4.5.4.Dat belanghebbende niet de vereiste aangifte heeft gedaan, heeft op grond van artikel 27e, eerste lid, Awr als consequentie dat het tegen de aanslagen ingestelde (hoger)beroep wordt verworpen, tenzij belanghebbende doet blijken, dat wil zeggen overtuigend aantoont, dat en in hoeverre de uitspraken op bezwaar onjuist zijn. Belanghebbende heeft in dat verband aangevoerd dat de grondslag voor beide jaren moet worden verminderd met 40.000, omdat sprake is van dubbele heffing van dagtoeristenbelasting vanwege met name kaartverkoop door [Y] BV. Het Hof acht voor een dergelijke vermindering evenwel geen aanleiding aangezien belanghebbende de gestelde vermindering met geen enkel bewijs heeft onderbouwd. Het Hof neemt daarbij in aanmerking dat alle stellingen van belanghebbende dienaangaande gemotiveerd zijn weersproken door de heffingsambtenaar, waarbij hij ook is ingegaan op de mogelijke routes die in opdracht van [Y] BV van en naar [plaats 2] worden afgelegd en de daaruit voortvloeiende onwaarschijnlijkheid van het zich in dit verband voordoen van dubbele heffing. Het Hof is dan ook van oordeel dat belanghebbende met al hetgeen zij heeft gesteld niet aannemelijk heeft gemaakt, laat staan overtuigend heeft aangetoond, dat de uitspraken op bezwaar onjuist zijn.

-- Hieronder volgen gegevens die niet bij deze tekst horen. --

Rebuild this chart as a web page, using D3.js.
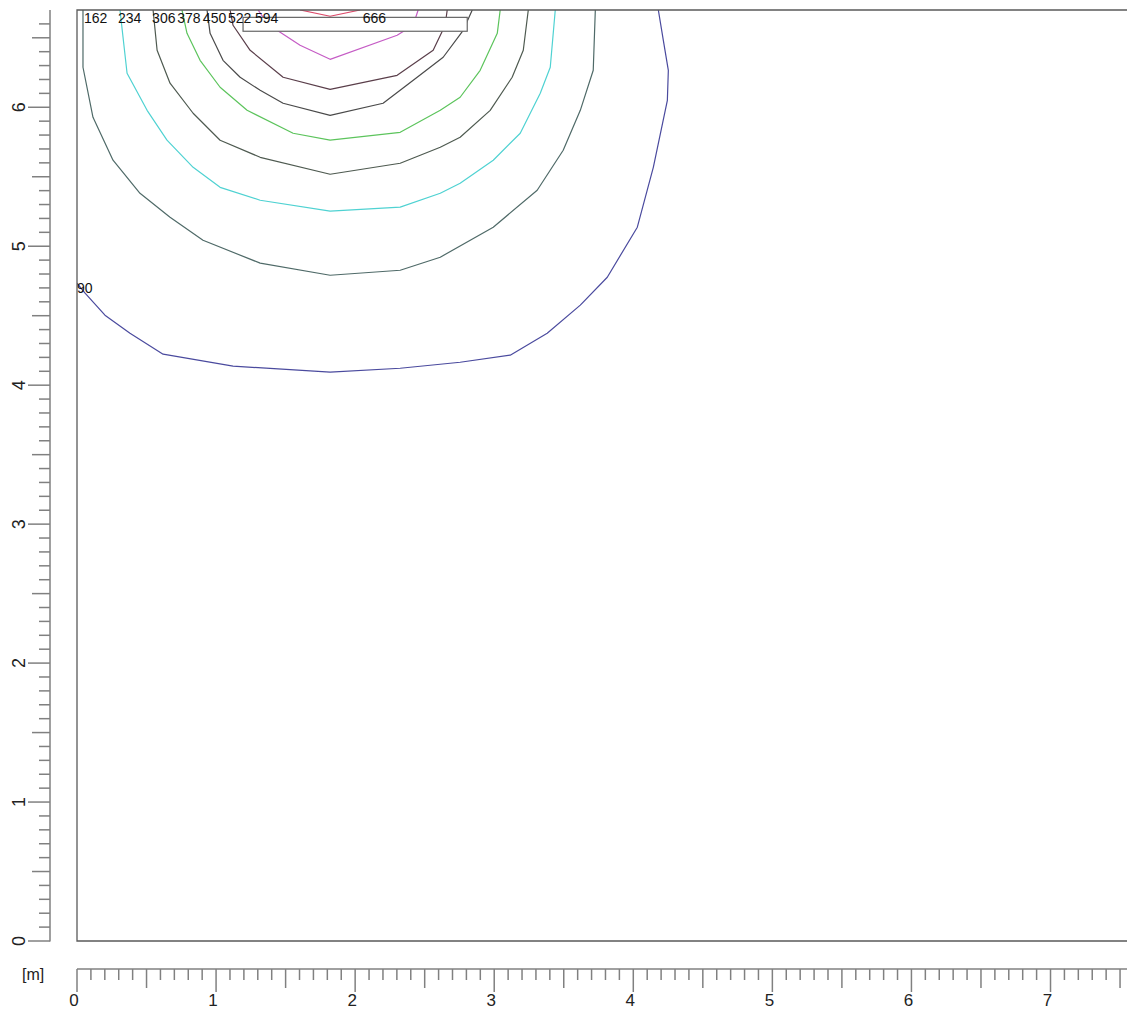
<!DOCTYPE html>
<html>
<head>
<meta charset="utf-8">
<script src="https://cdn.jsdelivr.net/npm/d3@7/dist/d3.min.js"></script>
<style>
  html, body { margin: 0; padding: 0; background: #fff; }
  svg { display: block; }
  text { font-family: "Liberation Sans", Arial, sans-serif; }
</style>
</head>
<body>
<svg id="chart" width="1127" height="1011"></svg>
<script>
// ---- data (metres) ----
const levels = [90, 162, 234, 306, 378, 450, 522, 594, 666];

const c90 = [[0,4.734],[0.058,4.662],[0.201,4.504],[0.381,4.374],[0.619,4.223],[1.122,4.137],[1.820,4.094],[2.324,4.122],[2.755,4.165],[3.115,4.216],[3.381,4.374],[3.619,4.576],[3.813,4.777],[4.029,5.137],[4.144,5.568],[4.245,6.050],[4.252,6.266],[4.216,6.482],[4.180,6.7]];
const c162 = [[0.043,6.7],[0.043,6.288],[0.115,5.928],[0.259,5.619],[0.453,5.381],[0.669,5.209],[0.906,5.043],[1.317,4.878],[1.820,4.791],[2.324,4.827],[2.612,4.921],[2.993,5.137],[3.309,5.403],[3.496,5.691],[3.619,5.978],[3.712,6.266],[3.727,6.7]];
const c234 = [[0.309,6.7],[0.360,6.245],[0.504,5.978],[0.647,5.763],[0.835,5.568],[1.029,5.424],[1.317,5.331],[1.820,5.252],[2.324,5.281],[2.612,5.381],[2.755,5.453],[2.993,5.619],[3.187,5.813],[3.331,6.101],[3.403,6.288],[3.439,6.7]];
const c306 = [[0.547,6.7],[0.576,6.410],[0.669,6.173],[0.835,5.957],[1.029,5.763],[1.317,5.640],[1.820,5.518],[2.324,5.597],[2.612,5.712],[2.755,5.784],[2.971,5.978],[3.129,6.216],[3.209,6.410],[3.245,6.7]];
const c378 = [[0.755,6.7],[0.791,6.532],[0.885,6.338],[1.029,6.144],[1.223,5.978],[1.554,5.813],[1.820,5.763],[2.324,5.820],[2.612,5.978],[2.755,6.072],[2.899,6.266],[3.022,6.532],[3.043,6.7]];
const c450 = [[0.935,6.7],[0.957,6.532],[1.050,6.338],[1.173,6.216],[1.317,6.122],[1.482,6.029],[1.820,5.942],[2.201,6.029],[2.446,6.216],[2.633,6.360],[2.777,6.554],[2.842,6.7]];
const c522 = [[1.101,6.7],[1.122,6.590],[1.245,6.410],[1.482,6.216],[1.820,6.129],[2.302,6.230],[2.561,6.410],[2.647,6.590],[2.662,6.7]];
const c594 = [[1.302,6.7],[1.353,6.626],[1.439,6.554],[1.604,6.446],[1.820,6.345],[2.302,6.518],[2.417,6.590],[2.453,6.7]];
const c666 = [[1.604,6.7],[1.820,6.655],[2.036,6.7]];
const contourLines = [c90, c162, c234, c306, c378, c450, c522, c594, c666];

// label anchors (metres) for each level
const labelX = [0.0, 0.05, 0.295, 0.54, 0.72, 0.905, 1.085, 1.28, 2.055];
const labelY = [4.662, 6.604, 6.604, 6.604, 6.604, 6.604, 6.604, 6.604, 6.604];

// source rectangle (metres)
const sourceX = [1.194, 2.806];
const sourceY = [6.547, 6.647];

// axes
const xTickLabels = ["0","1","2","3","4","5","6","7"];
const yTickLabels = ["0","1","2","3","4","5","6"];
const xDomain = [0, 7.55];
const yDomain = [0, 6.7];

// ---- styles ----
const colors = ["#4a4a9e", "#4f6a68", "#4fd2d2", "#4e5a50", "#5cc45c", "#4a4a4a", "#5a3e4a", "#c55cc5", "#dc4a6a"];

const svg = d3.select("#chart");
const x = d3.scaleLinear().domain(xDomain).range([77, 1127]);
const y = d3.scaleLinear().domain(yDomain).range([941, 10]);

svg.append("defs").append("clipPath").attr("id", "plotclip")
  .append("rect").attr("x", 77).attr("y", 10).attr("width", 1050).attr("height", 931);

// contours
const line = d3.line().x(d => x(d[0])).y(d => y(d[1]));
const g = svg.append("g").attr("clip-path", "url(#plotclip)");
contourLines.forEach((pts, i) => {
  g.append("path").attr("d", line(pts))
    .attr("fill", "none").attr("stroke", colors[i]).attr("stroke-width", 1.2)
    .attr("stroke-linejoin", "round");
});

// source box
svg.append("rect")
  .attr("x", x(sourceX[0])).attr("y", y(sourceY[1]))
  .attr("width", x(sourceX[1]) - x(sourceX[0]))
  .attr("height", y(sourceY[0]) - y(sourceY[1]))
  .attr("fill", "#fff").attr("stroke", "#666").attr("stroke-width", 1.2);

// frame
svg.append("path")
  .attr("d", `M1127,${y(6.7)}H${x(0)}V${y(0)}H1127`)
  .attr("fill", "none").attr("stroke", "#5a5a5a").attr("stroke-width", 1.3);

// labels
levels.forEach((lv, i) => {
  svg.append("text").attr("x", x(labelX[i])).attr("y", y(labelY[i]))
    .attr("font-size", 14).attr("fill", "#111").text(lv);
});

// left ruler
const rulerX = 50;
const rg = svg.append("g").attr("stroke", "#808080").attr("stroke-width", 1.5);
rg.append("line").attr("x1", rulerX).attr("x2", rulerX).attr("y1", y(0) + 0.5).attr("y2", y(6.7));
d3.range(0, 67).forEach(k => {
  const v = k / 10;
  const len = k % 10 === 0 ? 22 : (k % 5 === 0 ? 18 : 11);
  rg.append("line").attr("x1", rulerX - len).attr("x2", rulerX).attr("y1", y(v)).attr("y2", y(v));
});
yTickLabels.forEach(t => {
  svg.append("text")
    .attr("transform", `translate(25,${y(+t)}) rotate(-90)`)
    .attr("text-anchor", "middle").attr("font-size", 18).attr("fill", "#222").text(t);
});

// bottom ruler
const rulerY = 969;
const bg = svg.append("g").attr("stroke", "#808080").attr("stroke-width", 1.5);
bg.append("line").attr("x1", x(0)).attr("x2", 1127).attr("y1", rulerY).attr("y2", rulerY);
d3.range(0, 76).forEach(k => {
  const v = k / 10;
  const len = k % 10 === 0 ? 23 : (k % 5 === 0 ? 19 : 11);
  bg.append("line").attr("x1", x(v)).attr("x2", x(v)).attr("y1", rulerY).attr("y2", rulerY + len);
});
xTickLabels.forEach(t => {
  svg.append("text").attr("x", x(+t) - 3).attr("y", 1006)
    .attr("text-anchor", "middle").attr("font-size", 17).attr("fill", "#222").text(t);
});
svg.append("text").attr("x", 22).attr("y", 980).attr("font-size", 16).attr("fill", "#222").text("[m]");
</script>
</body>
</html>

4.6.Het oordeel in 4.5.4 neemt niet weg dat de aanslagen, nu die berusten op geschatte grondslagen, niet onredelijk (dat wil zeggen: niet willekeurig) mogen zijn vastgesteld. Voor beide jaren heeft de heffingsambtenaar de belastbare grondslag schattenderwijs vastgesteld op 150.000 naar [plaats 2] vervoerde passagiers, daarbij uitgaande van het door belanghebbende zelf in haar aangifte voor 2013 aangegeven aantal vervoerde passagiers van 148.514. Het Hof acht daarmee de door de heffingsambtenaar vastgestelde aanslagen alleszins naar redelijke grondslagen vastgesteld. Daarbij neemt het Hof tevens in aanmerking dat de heffingsambtenaar bij zijn schattingen niet is uitgegaan van een (jaarlijkse) toename in passagiersaantallen, ondanks dat er – naar hij ter zitting onweersproken heeft verklaard en het Hof overigens ook aannemelijk acht – wel sprake is geweest van een groei in het toerisme ten opzichte van het jaar 2013. Door met inachtneming van deze feiten en omstandigheden de belastbare grondslagen voor de jaren 2014 en 2015 schattenderwijs vast te stellen op 150.000, heeft de heffingsambtenaar de opgelegde aanslagen gebaseerd op een redelijke schatting.
4.7.Hetgeen hiervoor is overwogen leidt tot de slotsom dat de door belanghebbende aangedragen gronden niet kunnen leiden tot onverbindendheid van de Verordeningen en tevens dat de aanslagen terecht en naar juiste bedragen door de heffingsambtenaar zijn vastgesteld. Het hoger beroep van belanghebbende is daarom ongegrond en de uitspraak van de rechtbank dient te worden bevestigd.